Tuesday, February 15, 2011

Tuesday Tidbits

President Obama released his Fiscal Year 2012 budget yesterday. In the reductions and savings section, you will find the following proposal under the heading Reductions: Health Care (Pharmaceutical Proposals):
FEHB Program Pharmacy Benefit Contracting.  Under current law, health plans participating in
the Federal Employee Health Benefits (FEHB) program contract with pharmacy benefits managers who negotiate prices with drug manufacturers and pharmacies on behalf of their enrollees.  Under the current contracting arrangement, prescription drug costs have risen significantly and now consume roughly 30 percent of total FEHB program expenditures.  Under the Administration proposal, the Office of Personnel Management would be given authority to streamline pharmacy benefit contracting within the FEHB program and leverage enrollees' purchasing power to reduce costs and obtain greater value for enrollees.
With all due respect to the Government, the FEHBlog notes that drug costs are a significant percentage of all health plan costs. In particular, the FEHB Program sees a particularly high percentage because 1/2 of FEHBP enrollees are annuitants and a large percentage of those annuitants are over age 65 and have primary health insurance coverage under Medicare Part A (hospital care) or Medicare Part A and B (physician and other health care provider services). FEHB Program annuitants typically do not opt for Medicare Part D prescription drug coverage. For these people, perhaps 25% of the total enrollment (the FEHBlog needs to track down that figure), Medicare pays the lion's share of their hospital bills while the FEHB plans pay the lions share, if not all, of their pharmacy bills. It's the demographics. The FEHBlog thinks that the plans are doing a good job providing prescription drug coverage to enrollees at a reasonable cost considering the demographics.

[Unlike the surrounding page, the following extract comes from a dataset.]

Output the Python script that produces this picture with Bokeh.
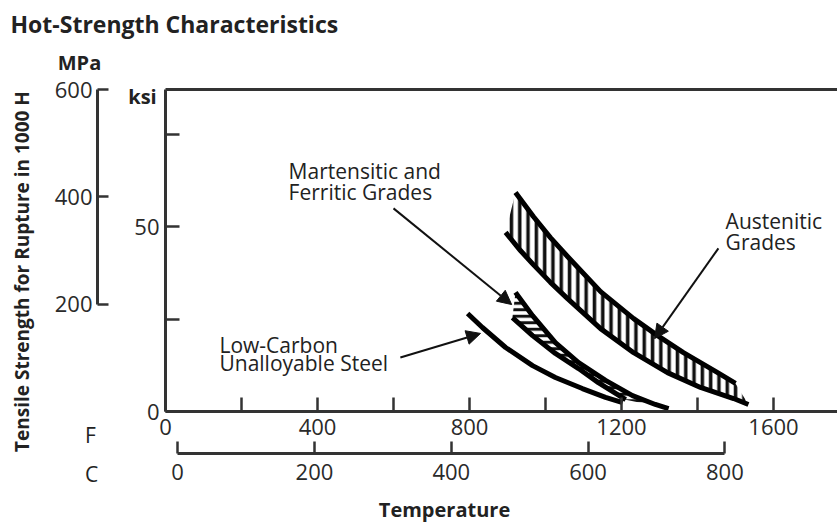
from bokeh.plotting import figure
from bokeh.models import (Range1d, LinearAxis, FixedTicker, Label, LabelSet,
                          ColumnDataSource, Arrow, NormalHead)
from bokeh.embed import file_html
from bokeh.resources import INLINE
from bokeh.core.properties import value

# ---------------- data (temperature in deg F, strength in ksi) ----------------
aus_upper_f = [921, 968, 1013, 1058, 1145, 1232, 1295, 1363, 1453, 1500]
aus_upper_ksi = [59.2, 52.7, 47.0, 41.9, 32.4, 25.1, 20.5, 15.9, 10.5, 7.6]
aus_lower_f = [895, 934, 968, 1013, 1058, 1145, 1232, 1321, 1408, 1495, 1534]
aus_lower_ksi = [48.4, 43.5, 39.7, 34.9, 30.5, 22.4, 15.9, 10.5, 6.5, 3.5, 1.9]

mart_upper_f = [921, 966, 1026, 1087, 1158, 1229, 1289, 1324]
mart_upper_ksi = [32.2, 25.9, 18.6, 13.2, 8.4, 4.3, 1.9, 0.8]
mart_lower_f = [913, 966, 1026, 1087, 1139, 1211]
mart_lower_ksi = [25.4, 20.5, 15.7, 11.6, 7.8, 3.2]

lowc_f = [795, 834, 895, 966, 1026, 1097, 1158, 1203]
lowc_ksi = [26.5, 22.7, 17.3, 12.4, 9.2, 6.2, 3.8, 2.4]

f_ticks = [0, 200, 400, 600, 800, 1000, 1200, 1400, 1600]
f_labeled = [0, 400, 800, 1200, 1600]
ksi_ticks = [0, 25, 50, 75]
ksi_labeled = [0, 50]
mpa_ticks = [200, 400, 600]
c_ticks = [0, 200, 400, 600, 800]

ann_text = ["Martensitic and", "Ferritic Grades", "Low-Carbon", "Unalloyable Steel",
            "Austenitic", "Grades"]
ann_f = [324, 324, 142, 142, 1474, 1474]
ann_ksi = [64.9, 59.2, 18.1, 13.0, 51.6, 45.9]

arrow_f0 = [600, 618, 1455]
arrow_k0 = [54.9, 14.6, 44.1]
arrow_f1 = [911, 829, 1287]
arrow_k1 = [28.9, 21.1, 19.7]

# ---------------- layout constants (pixels) ----------------
W, H = 837, 522
X0, Y0 = 165, 411          # pixel position of (0 F, 0 ksi)
PX_F, PX_KSI = 0.38, 3.7   # pixels per deg F, per ksi
KSI_TOP = 87.03            # top frame line
MPA_PER_KSI = 6.89476


def fx(px):
    return (px - X0) / PX_F


def ky(py):
    return (Y0 - py) / PX_KSI


x_lo, x_hi = fx(0), fx(W)
y_lo, y_hi = ky(H), ky(0)

p = figure(width=W, height=H, output_backend="svg", toolbar_location=None, title=None,
           x_range=Range1d(x_lo, x_hi), y_range=Range1d(y_lo, y_hi),
           x_axis_location=None, y_axis_location=None,
           min_border=0, min_border_left=0, min_border_right=0,
           min_border_top=0, min_border_bottom=0)
p.outline_line_color = None
p.background_fill_color = "white"
p.border_fill_color = "white"
p.grid.visible = False

p.extra_y_ranges = {"mpa": Range1d(y_lo * MPA_PER_KSI, y_hi * MPA_PER_KSI)}
p.extra_x_ranges = {"c": Range1d((x_lo - 32) / 1.8, (x_hi - 32) / 1.8)}

AX = "#333333"
FONT = "Open Sans"


def style(ax, standoff, tick_len=14):
    ax.axis_line_color = AX
    ax.axis_line_width = 3
    ax.major_tick_line_color = AX
    ax.major_tick_line_width = 2.5
    ax.major_tick_in = tick_len
    ax.major_tick_out = 0
    ax.minor_tick_line_color = None
    ax.major_label_text_font = FONT
    ax.major_label_text_font_size = "22px"
    ax.major_label_text_color = "#2a2a2a"
    ax.major_label_standoff = standoff


fax = LinearAxis(ticker=FixedTicker(ticks=f_ticks), fixed_location=0, bounds=(0, x_hi),
                 major_label_overrides={t: (str(t) if t in f_labeled else "") for t in f_ticks})
style(fax, 7)
p.add_layout(fax, "below")

cax = LinearAxis(x_range_name="c", ticker=FixedTicker(ticks=c_ticks),
                 fixed_location=ky(453), bounds=(0, 800))
style(cax, 10, 12)
p.add_layout(cax, "below")

kax = LinearAxis(ticker=FixedTicker(ticks=ksi_ticks), fixed_location=0, bounds=(0, KSI_TOP),
                 major_label_overrides={t: (str(t) if t in ksi_labeled else "") for t in ksi_ticks})
style(kax, 6)
p.add_layout(kax, "left")

max_ = LinearAxis(y_range_name="mpa", ticker=FixedTicker(ticks=mpa_ticks),
                  fixed_location=fx(97), bounds=(200, 600))
style(max_, 5, 11)
p.add_layout(max_, "left")

tax = LinearAxis(ticker=FixedTicker(ticks=[]), fixed_location=KSI_TOP, bounds=(0, x_hi))
style(tax, 0)
tax.major_label_text_font_size = "0px"
p.add_layout(tax, "above")

# ---------------- bands & curves ----------------
p.patch(aus_upper_f + aus_lower_f[::-1], aus_upper_ksi + aus_lower_ksi[::-1],
        fill_color="white", fill_alpha=0, line_color=None,
        hatch_pattern="|", hatch_scale=8.3, hatch_weight=3.5, hatch_color="#111111")
p.patch(mart_upper_f + mart_lower_f[::-1], mart_upper_ksi + mart_lower_ksi[::-1],
        fill_color="white", fill_alpha=0, line_color=None,
        hatch_pattern="-", hatch_scale=6.5, hatch_weight=3, hatch_color="#111111")

for xs, ys in [(aus_upper_f, aus_upper_ksi), (aus_lower_f, aus_lower_ksi),
               (mart_upper_f, mart_upper_ksi), (mart_lower_f, mart_lower_ksi),
               (lowc_f, lowc_ksi)]:
    p.line(xs, ys, line_color="black", line_width=5, line_join="round")

# ---------------- arrows ----------------
asrc = ColumnDataSource(dict(x0=arrow_f0, y0=arrow_k0, x1=arrow_f1, y1=arrow_k1))
p.add_layout(Arrow(x_start="x0", y_start="y0", x_end="x1", y_end="y1", source=asrc,
                   line_color="#111111", line_width=2,
                   end=NormalHead(size=14, fill_color="#111111", line_color="#111111")))

# ---------------- annotation text ----------------
tsrc = ColumnDataSource(dict(x=ann_f, y=ann_ksi, text=ann_text))
p.add_layout(LabelSet(x="x", y="y", text="text", source=tsrc,
                      text_font=value(FONT), text_font_size="21px",
                      text_color="#222222", text_baseline="middle", text_align="left"))


def lbl(text, px, py, size, bold=False, align="left", angle=0.0):
    p.add_layout(Label(x=fx(px), y=ky(py), text=text, text_font=FONT, text_font_size=size,
                       text_font_style="bold" if bold else "normal",
                       text_color="#222222", text_align=align, text_baseline="middle",
                       angle=angle, angle_units="deg"))


lbl("Hot-Strength Characteristics", 10, 23, "23px", bold=True)
lbl("MPa", 79, 62, "20px", bold=True, align="center")
lbl("ksi", 142, 96, "20px", bold=True, align="center")
lbl("F", 90, 434, "21px", align="center")
lbl("C", 91, 473, "21px", align="center")
lbl("Temperature", 444, 509, "20px", bold=True, align="center")
lbl("Tensile Strength for Rupture in 1000 H", 21, 271, "19px", bold=True,
    align="center", angle=90)

open("out.html", "w").write(file_html(p, INLINE, title="Hot-Strength Characteristics"))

Here's a link to the Administration's discussion of OPM's proposed FY 2012 budget.

The FEHBlog recently noticed that the OPM Inspector General has posted its semi-annual report to Congress for the period ended September 30, 2010.

Business Insurance discusses an interesting bounce of the Affordable Care Act ball. While the ACA amended the Internal Revenue Code to exclude from an employee's income the cost of covering children up to age 27, that tax exemption does not automatically find its way into all tax codes. The FEHBlog found this Arlen Group report identifying the states, including California, with a disconnect. The Business Insurance report concludes
Employers with employees in nonconforming states will have to decide what approaches to take, consultants say. Some may wait and hope their states take action to bring state law into line with federal law on the issue.
“There is still sufficient time for states to act for 2011,” Aon Hewitt's Mr. Piro said.
One such employer is the U.S. Government. Federal employees are not exempt from state income taxes on their federal salaries.

This AMA News article is fun reading, at least to the FEHBlog.
Physicians who are outside big insurers' networks in several states can expect health plans to pay even less of the cost of their services as Medicare rates replace fee schedules based on "usual, customary and reasonable" rates, doctors organizations say.
The AMA danced on the grace that it dug for the Ingenix usual reasonable and customary databases. Be careful what you wish for. In the FEHBlog's view, insurer reliance on the Medicare resource based relative value fee schedules make perfect sense. What's more, doctors offices are familiar with those schedules which have been around since the early 1990s. That's bending the cost curve down.